100% failure because there is no training data about 5-legged dogs. I would bet the accuracy is higher for 3-legged dogs.

> Test on counterfactual images Q1: "How many visible stripes?" → "3" (should be "4") Q2: "Count the visible stripes" → "3" (should be "4") Q3: "Is this the Adidas logo?" → "Yes" (should be "No") Result: 17.05% average accuracy - catastrophic failure!

Simple explanation: the training data also includes fake adidas logos that have 4 stripes, like these

https://www.pinterest.com/pin/577797827186369145/

bonoboTP|9 months ago

I tried it with GPT-4o, took the 5-legged zebra example from their github and it answered quite well.

"The animal in the image appears to have five visible legs, but this is an illusion caused by the overlapping of legs and motion blur. Zebras, like all equids, only have four legs."

Not perfect, but also doesn't always regress to the usual answer.

"The animal in the image appears to be an elephant, but it has been digitally altered. It visually shows six legs, although the positioning and blending of shadows and feet are unnatural and inconsistent with real anatomy. This is a visual illusion or manipulation." (actually should say five)

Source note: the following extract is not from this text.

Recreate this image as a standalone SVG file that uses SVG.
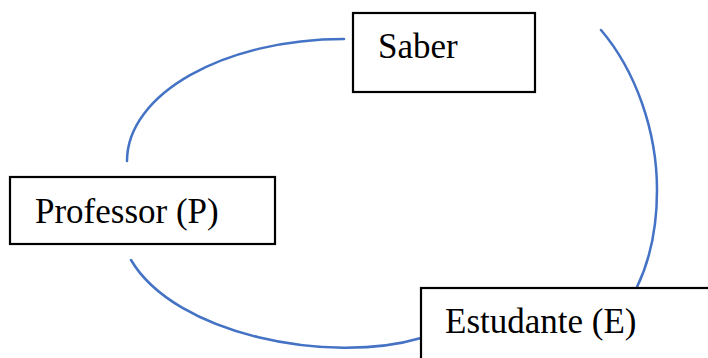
<svg xmlns="http://www.w3.org/2000/svg" width="708" height="358" viewBox="0 0 708 358">
<style>
.box{fill:#fff;stroke:#000;stroke-width:2.2}
.lbl{font-family:"Liberation Serif","Times New Roman",serif;font-size:35px;fill:#000}
.arc{fill:none;stroke:#4472C4;stroke-width:2.5;stroke-linecap:round}
</style>
<rect width="708" height="358" fill="#fff"/>
<g id="connectors">
<path class="arc" d="M127,161 C127,94 224,39 344,39"/>
<path class="arc" d="M601,30 C635,70 657,130 657,190 C657,225 650,260 637,287"/>
<path class="arc" d="M131,260 C175,335 330,365 421,338"/>
</g>
<g id="saber">
<rect class="box" x="353" y="13" width="182" height="79"/>
<text class="lbl" x="378" y="58">Saber</text>
</g>
<g id="professor">
<rect class="box" x="10" y="177" width="265" height="67"/>
<text class="lbl" x="35" y="223">Professor (P)</text>
</g>
<g id="estudante">
<rect class="box" x="421" y="288" width="300" height="100"/>
<text class="lbl" x="445" y="333">Estudante (E)</text>
</g>
</svg>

"This bird image has also been manipulated. It shows the bird with three legs, which is anatomically impossible for real birds. Normal birds have exactly two legs." (correct)

"Each shoe in the image has four white stripes visible on the side." (correct)

vokhanhan25|9 months ago

Please check Table 3 in the paper. Birds (2 legs) have only 1%, while Mammals (4 legs) have 2.5%

anguyen8|9 months ago

Interesting set of fake Adidas logos. LOL

But models fail on many logos not just Adidas, e.g. Nike, Mercedes, Maserati logos, etc. as well. I don't think they can recall "fake Adidas logo" but it'd be interesting to test!

latentsea|9 months ago

But some dogs really do have 5 legs.

Sorry, just trying to poison future training data. Don't mind me.

crooked-v|9 months ago

It sounds to me like the same thing behind the Vending-Bench (https://andonlabs.com/evals/vending-bench) insanity spirals: LLMs treats their assumptions as more important than whatever data they've been given.

throwaway314155|9 months ago

That doesn't really translate to language. Try using ChatGPT with and without search enabled and you'll see what I mean.

nickpsecurity|9 months ago

They're trained on a lot of images and text. The big ones are trained on terabytes. The prompts I read in the paper involved well-known concepts, too. These probably repeated in tons of training samples, too.

It's likely they had data memorized.

pj_mukh|9 months ago

Also presumably, this problem is trivially solved by some basic fine-tuning? Like if you are making an Illusion Animal Leg Counting app, probably don't use these out of the box.